Problem description: Pull out the lines running from the one with "Output the Python" to the one with "import seaborn as sns", inclusive, word for word. Drop any picture.

Material for this task:
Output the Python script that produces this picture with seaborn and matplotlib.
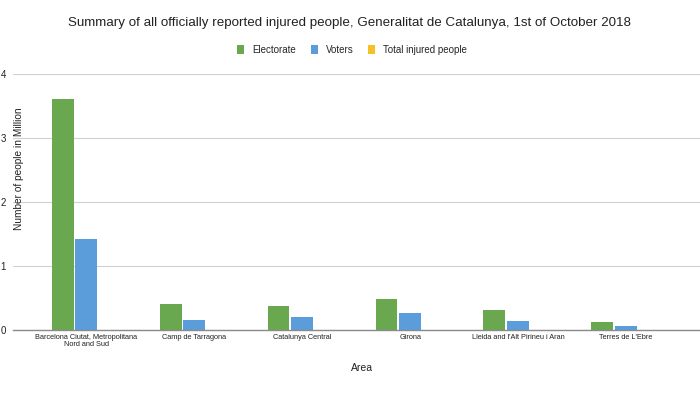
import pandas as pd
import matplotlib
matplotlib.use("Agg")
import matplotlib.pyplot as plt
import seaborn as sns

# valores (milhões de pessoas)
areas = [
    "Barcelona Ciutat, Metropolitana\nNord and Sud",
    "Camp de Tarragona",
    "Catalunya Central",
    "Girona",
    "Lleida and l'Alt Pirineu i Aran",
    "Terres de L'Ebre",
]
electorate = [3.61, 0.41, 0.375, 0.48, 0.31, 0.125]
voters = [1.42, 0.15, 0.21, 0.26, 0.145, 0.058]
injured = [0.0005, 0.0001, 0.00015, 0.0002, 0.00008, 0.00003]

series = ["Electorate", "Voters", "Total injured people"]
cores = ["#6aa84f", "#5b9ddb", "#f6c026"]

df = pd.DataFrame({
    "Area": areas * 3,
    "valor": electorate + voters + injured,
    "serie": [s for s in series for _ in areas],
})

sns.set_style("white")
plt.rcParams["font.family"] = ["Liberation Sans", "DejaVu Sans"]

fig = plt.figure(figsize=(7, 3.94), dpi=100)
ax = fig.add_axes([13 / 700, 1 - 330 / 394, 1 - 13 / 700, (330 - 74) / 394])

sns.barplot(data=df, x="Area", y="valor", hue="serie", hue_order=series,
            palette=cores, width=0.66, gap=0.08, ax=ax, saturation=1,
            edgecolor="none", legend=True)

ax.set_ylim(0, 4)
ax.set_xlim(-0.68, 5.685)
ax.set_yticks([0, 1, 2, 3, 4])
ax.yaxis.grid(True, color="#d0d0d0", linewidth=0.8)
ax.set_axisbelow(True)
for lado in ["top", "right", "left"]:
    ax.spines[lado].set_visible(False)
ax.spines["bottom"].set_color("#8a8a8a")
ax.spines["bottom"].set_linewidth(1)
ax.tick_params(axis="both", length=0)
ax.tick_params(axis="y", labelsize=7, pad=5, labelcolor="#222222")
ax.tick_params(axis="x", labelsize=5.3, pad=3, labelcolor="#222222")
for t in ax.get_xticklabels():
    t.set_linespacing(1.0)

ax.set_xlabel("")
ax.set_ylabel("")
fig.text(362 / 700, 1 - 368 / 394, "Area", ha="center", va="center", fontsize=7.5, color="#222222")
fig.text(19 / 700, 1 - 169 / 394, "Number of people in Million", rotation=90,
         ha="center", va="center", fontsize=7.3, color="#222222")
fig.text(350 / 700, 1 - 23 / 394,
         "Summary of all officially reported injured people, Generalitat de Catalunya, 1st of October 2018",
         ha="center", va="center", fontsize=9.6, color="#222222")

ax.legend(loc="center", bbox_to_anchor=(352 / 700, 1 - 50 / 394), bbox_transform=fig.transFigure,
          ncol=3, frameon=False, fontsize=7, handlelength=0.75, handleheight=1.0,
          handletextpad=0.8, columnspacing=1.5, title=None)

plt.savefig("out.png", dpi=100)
...
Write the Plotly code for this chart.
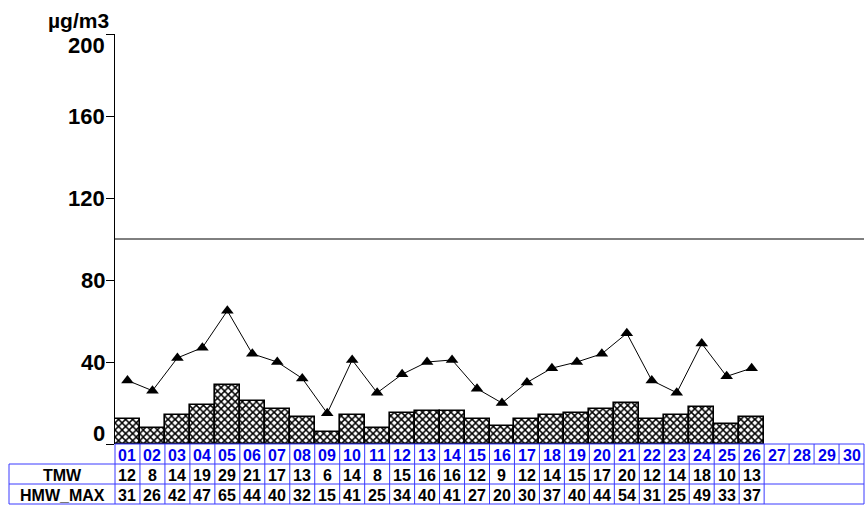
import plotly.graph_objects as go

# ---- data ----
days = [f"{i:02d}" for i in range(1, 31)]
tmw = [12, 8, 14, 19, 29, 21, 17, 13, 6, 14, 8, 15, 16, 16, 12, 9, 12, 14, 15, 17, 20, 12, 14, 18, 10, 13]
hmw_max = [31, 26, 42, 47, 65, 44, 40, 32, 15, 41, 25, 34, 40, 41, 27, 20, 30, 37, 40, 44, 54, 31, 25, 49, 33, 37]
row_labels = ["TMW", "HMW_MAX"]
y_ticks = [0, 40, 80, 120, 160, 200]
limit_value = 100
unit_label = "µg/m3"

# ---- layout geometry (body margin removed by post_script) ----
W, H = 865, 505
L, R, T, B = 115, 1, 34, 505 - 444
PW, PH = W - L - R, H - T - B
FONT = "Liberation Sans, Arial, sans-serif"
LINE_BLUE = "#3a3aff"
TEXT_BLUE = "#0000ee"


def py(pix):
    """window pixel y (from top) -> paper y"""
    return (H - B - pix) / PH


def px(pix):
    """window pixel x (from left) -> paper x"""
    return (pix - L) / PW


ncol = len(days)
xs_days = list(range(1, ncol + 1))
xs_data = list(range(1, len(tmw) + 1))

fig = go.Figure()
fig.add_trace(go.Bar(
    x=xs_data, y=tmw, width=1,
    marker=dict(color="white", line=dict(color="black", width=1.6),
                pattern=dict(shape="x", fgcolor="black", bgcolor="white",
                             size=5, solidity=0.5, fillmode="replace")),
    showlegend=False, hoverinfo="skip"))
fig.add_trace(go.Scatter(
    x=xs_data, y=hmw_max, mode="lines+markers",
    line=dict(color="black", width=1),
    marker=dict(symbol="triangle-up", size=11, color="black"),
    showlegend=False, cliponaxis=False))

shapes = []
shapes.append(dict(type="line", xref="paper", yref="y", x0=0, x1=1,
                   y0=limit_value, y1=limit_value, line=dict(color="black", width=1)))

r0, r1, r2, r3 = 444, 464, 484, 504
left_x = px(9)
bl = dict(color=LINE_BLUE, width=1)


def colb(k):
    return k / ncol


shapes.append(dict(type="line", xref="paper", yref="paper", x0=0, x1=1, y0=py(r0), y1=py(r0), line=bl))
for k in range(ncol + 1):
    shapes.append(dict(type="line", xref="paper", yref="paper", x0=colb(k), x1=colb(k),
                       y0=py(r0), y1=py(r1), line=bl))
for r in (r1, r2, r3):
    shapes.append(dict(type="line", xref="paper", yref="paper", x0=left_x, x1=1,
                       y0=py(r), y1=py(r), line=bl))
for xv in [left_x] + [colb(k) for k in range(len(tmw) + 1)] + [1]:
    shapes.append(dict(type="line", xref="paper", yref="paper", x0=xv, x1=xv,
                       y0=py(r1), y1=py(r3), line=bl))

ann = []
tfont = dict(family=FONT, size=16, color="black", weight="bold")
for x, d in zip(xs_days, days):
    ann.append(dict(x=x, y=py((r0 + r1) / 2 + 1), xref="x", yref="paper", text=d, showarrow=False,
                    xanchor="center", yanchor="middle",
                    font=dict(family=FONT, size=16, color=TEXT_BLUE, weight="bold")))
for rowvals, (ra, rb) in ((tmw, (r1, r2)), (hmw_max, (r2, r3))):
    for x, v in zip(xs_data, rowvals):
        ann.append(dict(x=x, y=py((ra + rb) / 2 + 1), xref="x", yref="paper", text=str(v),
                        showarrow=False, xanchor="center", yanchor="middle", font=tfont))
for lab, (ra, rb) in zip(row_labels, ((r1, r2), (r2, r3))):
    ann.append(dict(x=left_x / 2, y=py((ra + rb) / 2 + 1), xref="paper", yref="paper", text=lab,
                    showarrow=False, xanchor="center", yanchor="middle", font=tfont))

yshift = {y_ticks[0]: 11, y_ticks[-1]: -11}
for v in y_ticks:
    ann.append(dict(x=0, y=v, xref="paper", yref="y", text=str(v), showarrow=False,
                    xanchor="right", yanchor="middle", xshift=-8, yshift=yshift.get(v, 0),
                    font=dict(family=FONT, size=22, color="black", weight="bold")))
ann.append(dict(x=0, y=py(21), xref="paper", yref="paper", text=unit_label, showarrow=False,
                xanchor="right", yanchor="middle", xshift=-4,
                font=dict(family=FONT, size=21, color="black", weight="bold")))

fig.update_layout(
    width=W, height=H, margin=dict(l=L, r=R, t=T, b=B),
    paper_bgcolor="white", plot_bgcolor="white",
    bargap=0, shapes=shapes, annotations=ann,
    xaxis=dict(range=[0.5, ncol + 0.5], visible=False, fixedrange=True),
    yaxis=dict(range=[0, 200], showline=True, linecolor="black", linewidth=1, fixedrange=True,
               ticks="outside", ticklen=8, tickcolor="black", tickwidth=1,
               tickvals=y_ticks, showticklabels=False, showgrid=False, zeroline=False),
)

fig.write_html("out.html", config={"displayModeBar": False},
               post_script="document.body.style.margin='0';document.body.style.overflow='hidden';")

Answer to this task:
Output the Python script that produces this picture with seaborn and matplotlib.
import pandas as pd
import matplotlib
matplotlib.use("Agg")
import matplotlib.pyplot as plt
import seaborn as sns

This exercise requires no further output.